How Conservative Is Dan Liljenquist?
The number one issue facing our country is federal spending and its resulting debt, particularly entitlement spending and the unfunded promises our Congress has stacked a mile high. Dan Liljenquist is the only candidate in the Utah senate race who has shown the courage to fix entitlement spending. His conservative bona fides are beyond reproach.
There is one group in Utah who claims to differ. They call themselves Grassroots Utah, and they’ve been issuing grades to the Utah Legislature since 1992. They’ve given Dan Liljenquist a lifetime score of just 63%. This score includes a supposedly inexcusable 50% in 2009.
Despite their longevity, I’d never even heard of Grassroots Utah until just a few weeks ago. Consequently, I’ve spent some time taking a close look at their data and methodology.
Out of 800 bills introduced each year, Grassroots chooses 20 to score, or 2.5% of the bills. One of the first things I noticed was that, on these handful of votes at least, our overwhelmingly conservative legislature also overwhelmingly disagrees with Grassroots. The lifetime score of the legislature as a whole is just 54%. Governor Jon Huntsman’s paltry score of 39% dwarfs that of our noted “liberal” governor Mike Leavitt, who accumulated a lifetime 27% rating. Governor Leavitt was reelected in 1996 with the largest vote total in state history, was only the second Utah governor elected to a third term, and was a hugely popular conservative governor for a full decade. If he couldn’t crack even the 30% mark in Grassroots’ ranking, something is seriously wrong. Perhaps even more telling is that when a handful of Utah’s most conservative legislators organized the Patrick Henry Caucus a few years ago, one of its founding members had a lifetime score of just 58%. In other words, the most conservative members of our conservative legislature can’t even get a passing grade. That is head scratching to say the least.

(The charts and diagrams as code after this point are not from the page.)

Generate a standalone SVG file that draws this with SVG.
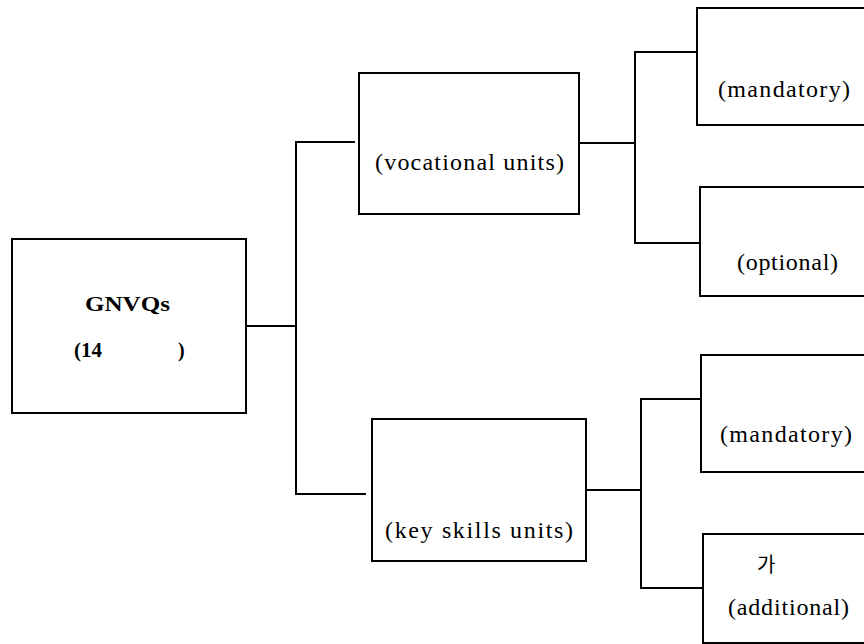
<svg xmlns="http://www.w3.org/2000/svg" width="864" height="644" viewBox="0 0 864 644">
  <style>
    .box { fill: #ffffff; stroke: #000000; stroke-width: 2; }
    .wire { fill: none; stroke: #000000; stroke-width: 2; }
    .lbl { font-family: "Liberation Serif", "Times New Roman", serif; font-size: 24px; fill: #000000; }
    .bold { font-weight: bold; font-size: 20px; }
    .ko { font-family: "Noto Sans CJK KR", "Liberation Sans", sans-serif; font-size: 20px; fill: #000000; }
  </style>

  <!-- connectors -->
  <g id="connectors">
    <polyline class="wire" points="246,326 296,326"/>
    <polyline class="wire" points="355,142 296,142 296,494 366,494"/>
    <polyline class="wire" points="579,143 635,143"/>
    <polyline class="wire" points="697,52 635,52 635,243 700,243"/>
    <polyline class="wire" points="586,490 641,490"/>
    <polyline class="wire" points="701,399 641,399 641,588 703,588"/>
  </g>

  <g id="gnvqs">
    <rect class="box" x="12" y="239" width="234" height="174"/>
    <text class="lbl bold" x="85" y="311" textLength="85" lengthAdjust="spacingAndGlyphs">GNVQs</text>
    <text class="lbl bold" x="74" y="357" textLength="28" lengthAdjust="spacingAndGlyphs">(14</text>
    <text class="lbl bold" x="178" y="357">)</text>
  </g>

  <g id="vocational">
    <rect class="box" x="359" y="73" width="220" height="141"/>
    <text class="lbl" x="375" y="170" textLength="189" lengthAdjust="spacing">(vocational units)</text>
  </g>

  <g id="keyskills">
    <rect class="box" x="372" y="419" width="214" height="142"/>
    <text class="lbl" x="385" y="538" textLength="188" lengthAdjust="spacing">(key skills units)</text>
  </g>

  <g id="voc-mandatory">
    <rect class="box" x="697" y="8" width="180" height="117"/>
    <text class="lbl" x="718" y="97" textLength="132" lengthAdjust="spacing">(mandatory)</text>
  </g>

  <g id="voc-optional">
    <rect class="box" x="700" y="187" width="180" height="109"/>
    <text class="lbl" x="737" y="270" textLength="101" lengthAdjust="spacing">(optional)</text>
  </g>

  <g id="key-mandatory">
    <rect class="box" x="701" y="355" width="180" height="117"/>
    <text class="lbl" x="720" y="442" textLength="132" lengthAdjust="spacing">(mandatory)</text>
  </g>

  <g id="key-additional">
    <rect class="box" x="703" y="534" width="180" height="109"/>
    <text class="ko" x="757" y="572" font-size="21">가</text>
    <text class="lbl" x="728" y="615" textLength="121" lengthAdjust="spacing">(additional)</text>
  </g>
</svg>
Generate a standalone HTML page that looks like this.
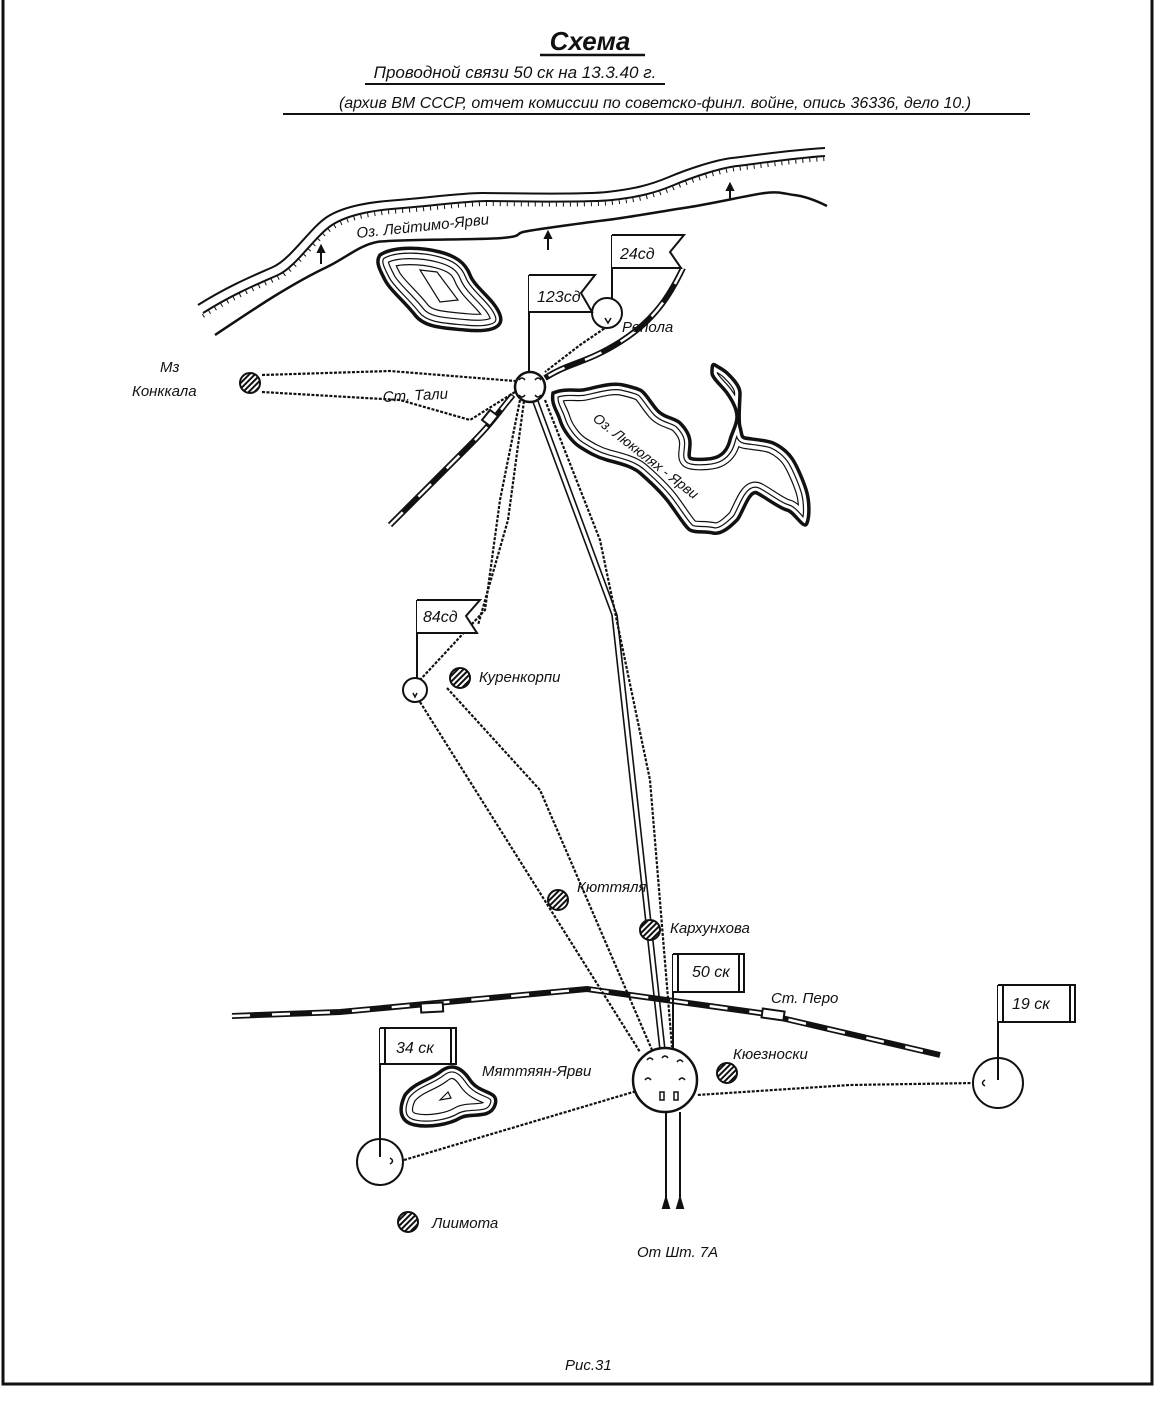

A close look at their 2009 report reveals why Grassroots’ rankings don’t make much sense.
House Bill 12 was the first vote on which Grassroots differed with Dan Liljenquist. Dan voted for it and Grassroots dinged him on it. The bill requires that county sheriffs actually be certified police officers. Not surprisingly, it passed with 76% of the vote, and even had the support of Grassroots’ second highest rated Senator. It’s a common sense, conservative bill with overwhelming conservative support. Yet Grassroots would have voted no.
Another glaring example is Senate Bill 16. It gave our police more tools to combat gang activity. It passed on a 25-2 vote, and the only two no votes were from Democrats. Yet this is supposed to prove Liljenquist isn’t conservative? It simply does not make any sense.
As I went through the last few years of rankings, these bills were just two examples of an overriding theme. On the great majority of votes, Grassroots is on the opposite side of mainstream, conservative Utahns. And not only that, but they somehow inexplicably failed to include two of the most fiscally conservative bills to come out of the Utah Legislature in the last three years. The 2010 pension reform bill saved the state $400 million per year, for two and half decades. The 2011 Medicaid reform bill is projected to save the state $770 million over the first seven years alone. These two bills helped Dan Liljenquist garner numerous legislative awards, including being named the Taxpayer Advocate of the Year two consecutive years and Governing magazine’s Public Official of the Year.
These reforms were touted in national conservative publications like the Wall Street Journal and National Review Online and held up as models of conservative fiscal reform for the rest of the country to follow. And yet somehow these aren’t even included on a local conservative rating scorecard? When respected, nationally renowned conservatives and conservative policies can’t get passing grades, clearly something is amiss with the Grassroots scorecard.